2. Igor Nikolic has posted a paper on ssrn titled Global Standard Essential Patent Litigation: Anti-Suit and Anti-Anti-Suit Injunctions Here is a link to the paper, and here is the abstract:
The global litigation of standard essential patents (SEP) is taking a new turn with the jurisdictional battle between national courts. Some courts have started issuing anti-suit injunctions (ASI) to prohibit parallel litigation and consolidate the dispute at a single venue, while others have retaliated with anti-anti-suit injunctions (AASI), barring parties from seeking or enforcing foreign ASIs. The anti-suit injunction saga benefits no one: the parties in SEP licensing disputes are faced with legal uncertainty as to which court will hear their case; it incentivises a race to the court to secure the most favourable jurisdiction instead of focusing on licensing negotiations; it increases litigation costs of having to pursue multiple ASIs and AASIs; and parties face fines and imprisonment of officials for non-compliance. The article examines the general conditions for the grant of ASIs and AASIs and analyses their application in SEP disputes. The article then proposes three measures that courts can take to stop the global jurisdictional race. First, courts should exercise judicial restraint and return to the originally strict criteria for the granting of ASIs. In principle, ASIs in SEP cases should not be granted as they are incompatible with international comity, fundamental rights to property and access to a court. Only anti-enforcement injunctions may exceptionally be granted, and under strict conditions. Second, a court could hold a party seeking an ASI as ‘unwilling’ to license, acting as a strong deterrent from seeking this type of remedy. Third, courts could encourage parties to agree on the arbitration of FRAND licensing terms by holding that an unjustified refusal to enter into arbitration is a sign of ‘unwillingness’ to license. Taking these principles into account would ensure that each national court is respected and would incentivise parties to focus on the resolution of the key issue behind every SEP dispute – the appropriate FRAND licensing terms.

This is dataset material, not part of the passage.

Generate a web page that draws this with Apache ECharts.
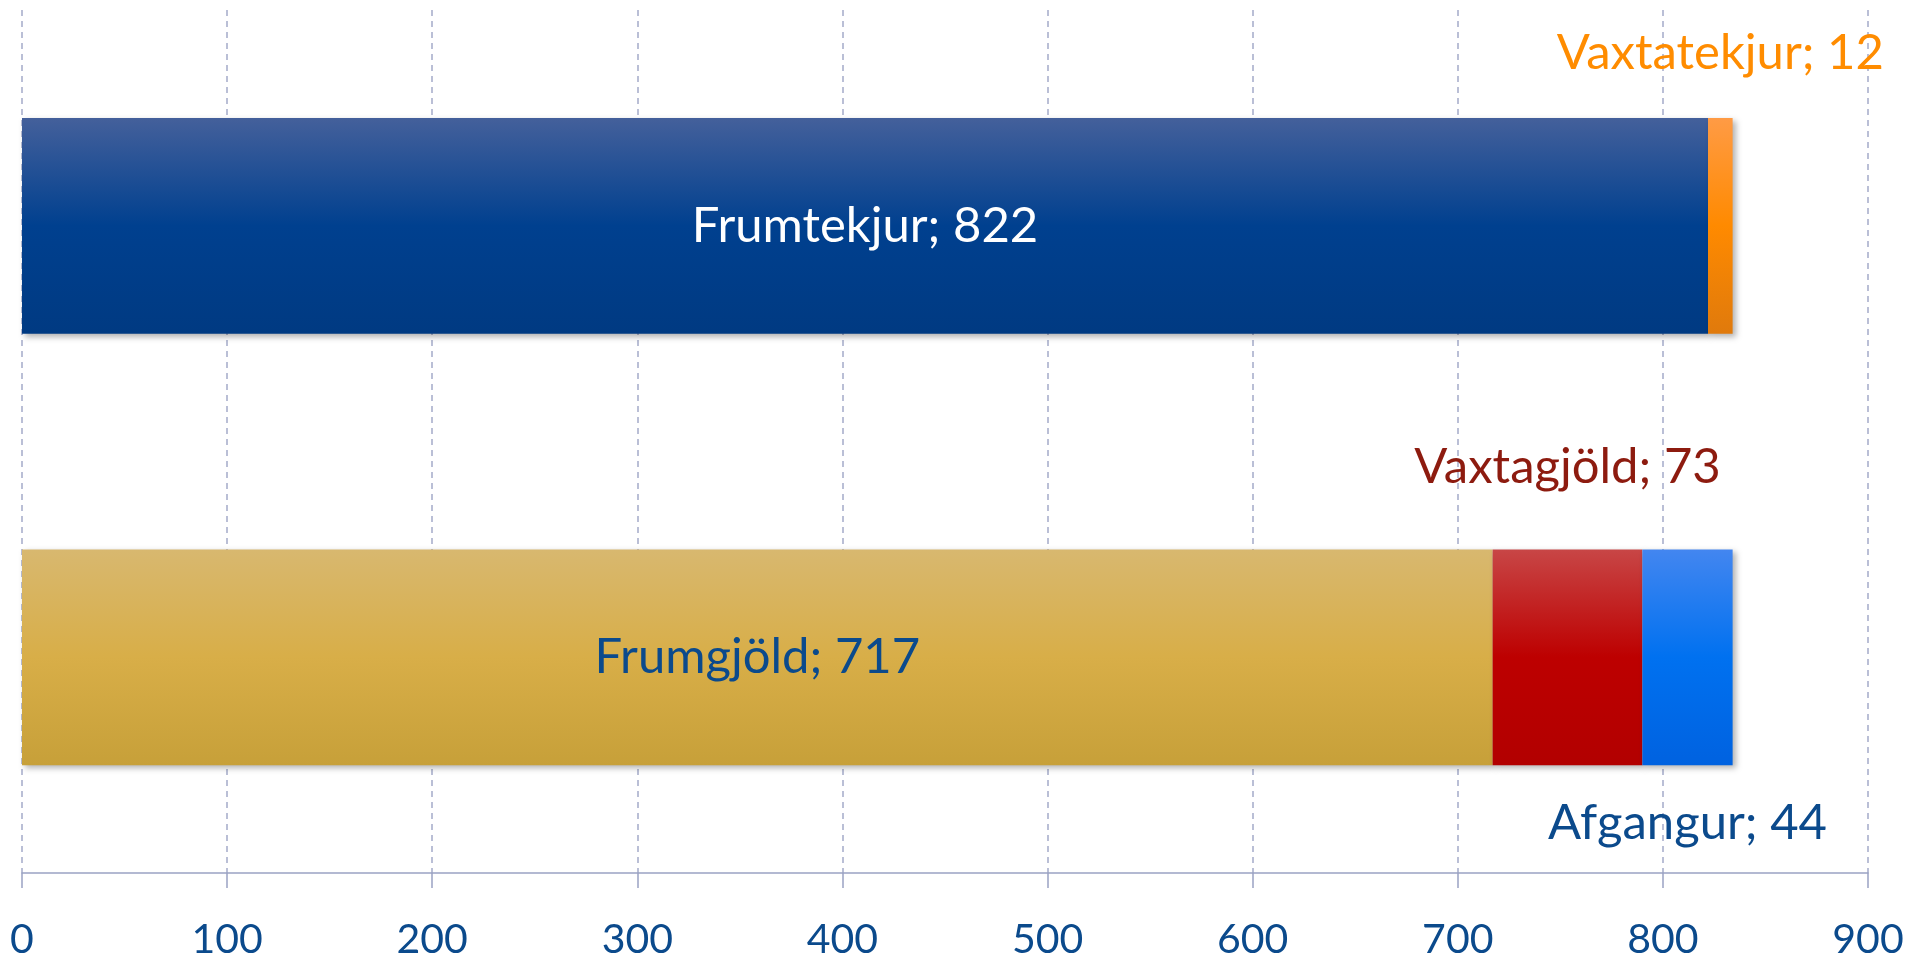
<!DOCTYPE html>
<html><head><meta charset="utf-8">
<script src="https://cdn.jsdelivr.net/npm/echarts@6/dist/echarts.min.js"></script>
<style>html,body{margin:0;padding:0;background:#fff}#c{width:1921px;height:963px}</style>
</head><body><div id="c"></div>
<script>
const categories = ['Gjöld', 'Tekjur'];
const frumtekjur = ['-', 822];
const vaxtatekjur = ['-', 12];
const frumgjold = [717, '-'];
const vaxtagjold = [73, '-'];
const afgangur = [44, '-'];
const xTicks = { min: 0, max: 900, interval: 100 };

const FONT = 'Lato';
const FS = 49;
function grad(a, b, c) {
  return { type: 'linear', x: 0, y: 0, x2: 0, y2: 1,
    colorStops: [{ offset: 0, color: a }, { offset: 0.5, color: b }, { offset: 1, color: c }] };
}
const shadow = { shadowBlur: 6, shadowOffsetX: 3, shadowOffsetY: 3, shadowColor: 'rgba(0,0,0,0.3)' };
function lab(pos, color, dist) {
  return { show: true, position: pos, distance: dist, color: color, fontFamily: FONT, fontSize: FS,
    formatter: p => p.seriesName + '; ' + p.value };
}
const chart = echarts.init(document.getElementById('c'));
chart.setOption({
  animation: false,
  grid: { left: 22, right: 53, top: 10, bottom: 90 },
  xAxis: {
    type: 'value', min: xTicks.min, max: xTicks.max, interval: xTicks.interval,
    axisLine: { show: true, lineStyle: { color: '#9aa3c4', width: 1.5 } },
    axisTick: { show: true, length: 15, lineStyle: { color: '#9aa3c4', width: 1.5 } },
    splitLine: { show: true, lineStyle: { color: '#a4abc9', type: [6, 5], width: 1.5 } },
    axisLabel: { color: '#0b4a8c', fontFamily: FONT, fontSize: 41, margin: 46 }
  },
  yAxis: {
    type: 'category', data: categories,
    axisLine: { show: false }, axisTick: { show: false }, axisLabel: { show: false }, splitLine: { show: false }
  },
  series: [
    { name: 'Frumtekjur', type: 'bar', stack: 't', data: frumtekjur, barWidth: '50%',
      itemStyle: Object.assign({ color: grad('#44609b', '#00408f', '#003a82') }, shadow),
      label: lab('inside', '#ffffff', 5) },
    { name: 'Vaxtatekjur', type: 'bar', stack: 't', data: vaxtatekjur, barWidth: '50%',
      itemStyle: Object.assign({ color: grad('#ff9b45', '#ff8a00', '#e07a0c') }, shadow),
      label: lab('top', '#ff8c00', 40) },
    { name: 'Frumgjöld', type: 'bar', stack: 't', data: frumgjold, barWidth: '50%',
      itemStyle: Object.assign({ color: grad('#d8b86f', '#d8ae48', '#c7a039') }, shadow),
      label: lab('inside', '#0b4a8c', 5) },
    { name: 'Vaxtagjöld', type: 'bar', stack: 't', data: vaxtagjold, barWidth: '50%',
      itemStyle: Object.assign({ color: grad('#c84646', '#bd0000', '#b20000') }, shadow),
      label: lab('top', '#8d1b0f', 58) },
    { name: 'Afgangur', type: 'bar', stack: 't', data: afgangur, barWidth: '50%',
      itemStyle: Object.assign({ color: grad('#4386f0', '#0071f0', '#0062e0') }, shadow),
      label: lab('bottom', '#0b4a8c', 34) }
  ]
});
</script></body></html>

3. Thomas Wein has posted a paper titled Frand Conditions - Applying the Concept of Subgame Perfect Nash Equilibria. Here is a link to the paper, and here is the abstract:
Holders of standard-essential patents must provide access to potential licensees on fair, reasonable, and non-discriminatory terms (FRAND). In the context of industrial economics, standardization shifts the demand curve outward. On one hand, profits from standardization can flow to the owners of SEPs, since potential licensees are dependent on the respective patent (hold up). On the other hand, the licensee gains an advantage if the owner is not sufficiently compensated for his innovation and standardization costs (reverse hold up). Standardization can also increase the market power of all standard users, and thus generate excessive prices.The Huawei/ZTE ruling of the European Court of Justice prescribes a strict sequential game for SEP owners and SEP users, which they must follow step-by-step in order to make demands and submit offers. The game theoretical backward induction generates two conceivable subgame perfect solutions. Either both parties enter into negotiations with requests or offers that they consider acceptable under competition law, and the courts or third parties decide in favor of one of the two parties, or both parties overdo it—patent owners demand too much, and patent users offer too little—and the courts or third parties take the side of one of the two parties. The latter is highly problematic in terms of legal policy because the rules of the ECJ do not generate sufficient pressure to force cooperation between the parties.